In the following material, identify every line holding the string "this" and return it.

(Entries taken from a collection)
——————————
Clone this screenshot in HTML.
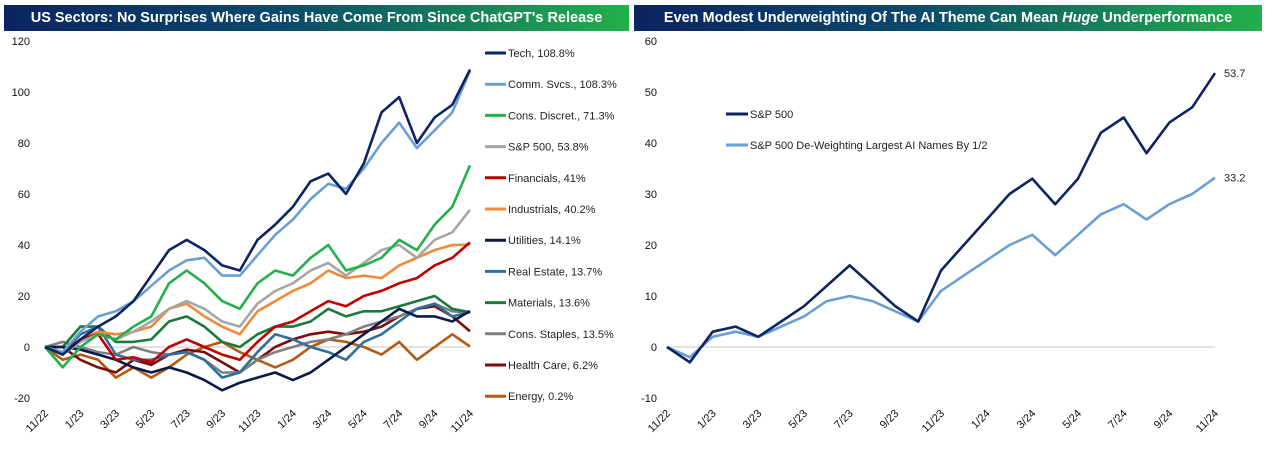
<!DOCTYPE html>
<html><head><meta charset="utf-8"><style>
body{margin:0;background:#fff;font-family:"Liberation Sans",sans-serif}
.hdr{position:absolute;top:5px;height:26px;color:#fff;font-weight:bold;font-size:14.5px;line-height:26px;text-align:center;background:linear-gradient(90deg,#0c2461,#0c4a6a 45%,#22b04b)}
</style></head><body>
<div class="hdr" style="left:4px;width:625px">US Sectors: No Surprises Where Gains Have Come From Since ChatGPT's Release</div>
<div class="hdr" style="left:634px;width:628px">Even Modest Underweighting Of The AI Theme Can Mean <i>Huge</i> Underperformance</div>
<svg id="s" width="1266" height="463" style="position:absolute;left:0;top:0"></svg>
<script>
const months=["11/22","1/23","3/23","5/23","7/23","9/23","11/23","1/24","3/24","5/24","7/24","9/24","11/24"];
const leftNames=["Tech, 108.8%","Comm. Svcs., 108.3%","Cons. Discret., 71.3%","S&P 500, 53.8%","Financials, 41%","Industrials, 40.2%","Utilities, 14.1%","Real Estate, 13.7%","Materials, 13.6%","Cons. Staples, 13.5%","Health Care, 6.2%","Energy, 0.2%"];
const leftColors=["#0c2461","#6a9fd4","#22b04b","#a6a6a6","#c00000","#f08a3a","#0a1a4a","#2e6fa0","#1a7a3a","#7f7f7f","#7a0c0c","#b35a14"];
const tech=[0,-3,3,8,12,18,28,38,42,38,32,30,42,48,55,65,68,60,72,92,98,80,90,95,108.8];
const comm=[0,-2,6,12,14,18,24,30,34,35,28,28,36,44,50,58,64,62,70,80,88,78,85,92,108.3];
const consd=[0,-8,0,5,3,8,12,25,30,25,18,15,25,30,28,35,40,30,32,35,42,38,48,55,71.3];
const spx=[0,-3,2,5,3,6,10,15,18,15,10,8,17,22,25,30,33,28,33,38,40,35,42,45,53.8];
const fin=[0,-2,3,5,-5,-4,-6,0,3,0,-3,-5,2,8,10,14,18,16,20,22,25,27,32,35,41];
const ind=[0,-2,3,6,5,6,8,15,17,12,8,5,14,18,22,25,30,27,28,27,32,35,38,40,40.2];
const util=[0,0,-1,-3,-5,-8,-10,-8,-10,-13,-17,-14,-12,-10,-13,-10,-5,0,5,10,15,12,12,10,14.1];
const reit=[0,-2,5,8,-3,-5,-5,-3,-2,-5,-12,-10,-2,5,3,0,-2,-5,2,5,10,15,17,12,13.7];
const mat=[0,0,8,8,2,2,3,10,12,8,2,0,5,8,8,10,15,12,14,14,16,18,20,15,13.6];
const stap=[0,2,0,-2,-3,0,-2,-3,-2,-5,-10,-10,-5,-2,0,2,3,5,8,10,12,15,17,14,13.5];
const hc=[0,0,-5,-8,-10,-5,-7,-3,-1,-2,-6,-10,-5,0,3,5,6,5,6,8,12,15,16,12,6.2];
const energy=[0,-5,-3,-5,-12,-8,-12,-8,-3,0,2,-2,-5,-8,-5,0,3,2,0,-3,2,-5,0,5,0.2];
const leftSeries=[tech,comm,consd,spx,fin,ind,util,reit,mat,stap,hc,energy];
const leftTicks=[120,100,80,60,40,20,0,-20];
const rightTicks=[60,50,40,30,20,10,0,-10];
const rSpx=[0,-3,3,4,2,5,8,12,16,12,8,5,15,20,25,30,33,28,33,42,45,38,44,47,53.7];
const rDew=[0,-2,2,3,2,4,6,9,10,9,7,5,11,14,17,20,22,18,22,26,28,25,28,30,33.2];
const rightNames=["S&P 500","S&P 500 De-Weighting Largest AI Names By 1/2"];
const rightColors=["#0c2461","#6a9fd4"];
const rightEnd=["53.7","33.2"];
const svg=document.getElementById('s');
function el(t,a,txt){const e=document.createElementNS("http://www.w3.org/2000/svg",t);for(const k in a)e.setAttribute(k,a[k]);if(txt!==undefined)e.textContent=txt;svg.appendChild(e);return e;}
function chart(x0,x1,ymax,ymin,ticks,series,colors,lblX){
  const Y=v=>41+(ymax-v)/(ymax-ymin)*357;
  const X=i=>x0+i/24*(x1-x0);
  ticks.forEach(t=>{const e=el('text',{x:lblX,y:Y(t)+4,'text-anchor':'end','font-size':11,fill:'#111'},t);
    
    });
  const z=el('line',{x1:x0,x2:x1,y1:Y(0),y2:Y(0),stroke:'#d9d9d9','stroke-width':1.5});
  
  
  months.forEach((m,i)=>{const x=x0+i*2/24*(x1-x0);
    const e=el('text',{x:x+4,y:414,'text-anchor':'end','font-size':11,fill:'#111',transform:`rotate(-45 ${x+4} 414)`},m);
    
    });
  for(let s=series.length-1;s>=0;s--){const d=series[s].map((v,i)=>(i?'L':'M')+X(i).toFixed(1)+','+Y(v).toFixed(1)).join('');
    const p=el('path',{d,fill:'none',stroke:colors[s],'stroke-width':2.6,'stroke-linejoin':'round'});
    
    }
  return Y;
}
chart(45,470,120,-20,leftTicks,leftSeries,leftColors,30);
leftNames.forEach((n,i)=>{const y=53+i*31.2;
  const l=el('line',{x1:485,x2:506,y1:y,y2:y,stroke:leftColors[i],'stroke-width':3});
  
  
  const t=el('text',{x:508,y:y+4,'font-size':11,fill:'#222'},n);
  
  });
const YR=chart(667,1215,60,-10,rightTicks,[rSpx,rDew],rightColors,657);
rightNames.forEach((n,i)=>{const y=114+i*31;
  const l=el('line',{x1:726,x2:748,y1:y,y2:y,stroke:rightColors[i],'stroke-width':3});
  
  
  const t=el('text',{x:750,y:y+4,'font-size':11,fill:'#222'},n);
  
  });
[rSpx,rDew].forEach((s,i)=>{const t=el('text',{x:1224,y:YR(s[24])+4,'font-size':11,fill:'#222'},rightEnd[i]);
  
  });
</script>
</body></html>
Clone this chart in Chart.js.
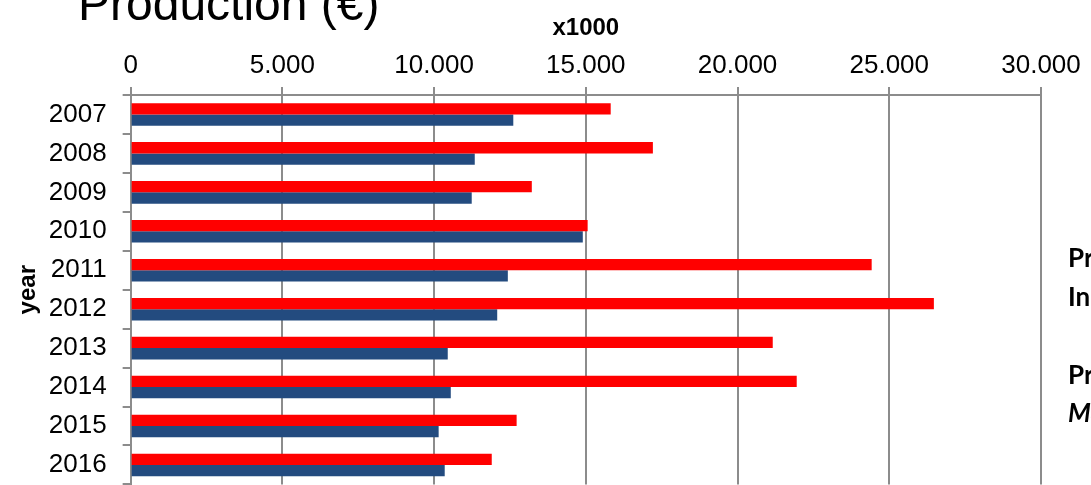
<!DOCTYPE html>
<html>
<head>
<meta charset="utf-8">
<title>Production (€)</title>
<script src="https://cdn.jsdelivr.net/npm/chart.js@4/dist/chart.umd.min.js"></script>
<style>
  html, body { margin: 0; padding: 0; background: #fff; overflow: hidden; }
  /* taller than the window: the y-axis keeps half a label of room below the last bar */
  #wrap { width: 1091px; height: 516px; position: relative; }
</style>
</head>
<body>
<div id="wrap"><canvas id="prodChart"></canvas></div>
<script>
// values in thousands of euro
const years = ['2007', '2008', '2009', '2010', '2011', '2012', '2013', '2014', '2015', '2016'];
const productionRed = [15820, 17210, 13220, 15060, 24420, 26470, 21160, 21950, 12720, 11900];
const productionBlue = [12610, 11340, 11240, 14900, 12430, 12080, 10450, 10550, 10150, 10350];
const xTickLabels = ['0', '5.000', '10.000', '15.000', '20.000', '25.000', '30.000'];
const legendRed = ['Production', 'Industry'];
const legendBlue = ['Production', 'Market'];

const gridGray = '#8c8c8c';
const baseFont = '"Liberation Sans", Arial, sans-serif';

// big heading + side legend text, drawn straight on the canvas
const extraText = {
    id: 'extraText',
    afterDraw(chart) {
        const ctx = chart.ctx;
        ctx.save();
        ctx.fillStyle = '#000';
        ctx.textAlign = 'left';
        ctx.textBaseline = 'alphabetic';
        ctx.font = '48px ' + baseFont;
        ctx.fillText('Production (€)', 78, 20);

        ctx.font = 'bold 26px Lato, "DejaVu Sans", sans-serif';
        ctx.fillText(legendRed[0], 1068, 267);
        ctx.fillText(legendRed[1], 1068, 306);
        ctx.fillText(legendBlue[0], 1068, 384);
        ctx.font = 'italic bold 26px Lato, "DejaVu Sans", sans-serif';
        ctx.fillText(legendBlue[1], 1068, 422);
        ctx.restore();
    }
};

function renderChart() {
    var ctx = document.getElementById('prodChart').getContext('2d');
    new Chart(ctx, {
        type: 'bar',
        data: {
            labels: years,
            datasets: [{
                label: legendRed.join(' '),
                data: productionRed,
                backgroundColor: '#ff0000',
                categoryPercentage: 0.58,
                barPercentage: 1.0
            }, {
                label: legendBlue.join(' '),
                data: productionBlue,
                backgroundColor: '#234b7f',
                categoryPercentage: 0.58,
                barPercentage: 1.0
            }]
        },
        options: {
            indexAxis: 'y',
            responsive: true,
            maintainAspectRatio: false,
            animation: false,
            layout: {
                padding: { top: 14, left: 14, right: 50, bottom: 2 }
            },
            plugins: {
                legend: { display: false },
                tooltip: { enabled: false }
            },
            scales: {
                x: {
                    position: 'top',
                    min: 0,
                    max: 30000,
                    ticks: {
                        stepSize: 5000,
                        color: '#000',
                        padding: 6,
                        font: { family: baseFont, size: 26 },
                        callback: (v, i) => xTickLabels[i]
                    },
                    grid: {
                        color: gridGray,
                        lineWidth: 2,
                        tickLength: 8
                    },
                    border: { color: gridGray, width: 2 },
                    title: {
                        display: true,
                        text: 'x1000',
                        color: '#000',
                        padding: { top: 0, bottom: 1 },
                        font: { family: baseFont, size: 24, weight: 'bold' }
                    }
                },
                y: {
                    ticks: {
                        color: '#000',
                        padding: 16,
                        font: { family: baseFont, size: 26 }
                    },
                    grid: {
                        offset: true,
                        drawOnChartArea: false,
                        color: gridGray,
                        lineWidth: 2,
                        tickLength: 8
                    },
                    border: { color: gridGray, width: 2 },
                    title: {
                        display: true,
                        text: 'year',
                        color: '#000',
                        padding: { top: 0, bottom: -10 },
                        font: { family: baseFont, size: 24, weight: 'bold' }
                    }
                }
            }
        },
        plugins: [extraText]
    });
}

window.onload = function() {
    renderChart();
};
</script>
</body>
</html>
——————————
**Task response:**
Clone this screenshot in HTML.
Clone this chart in Chart.js.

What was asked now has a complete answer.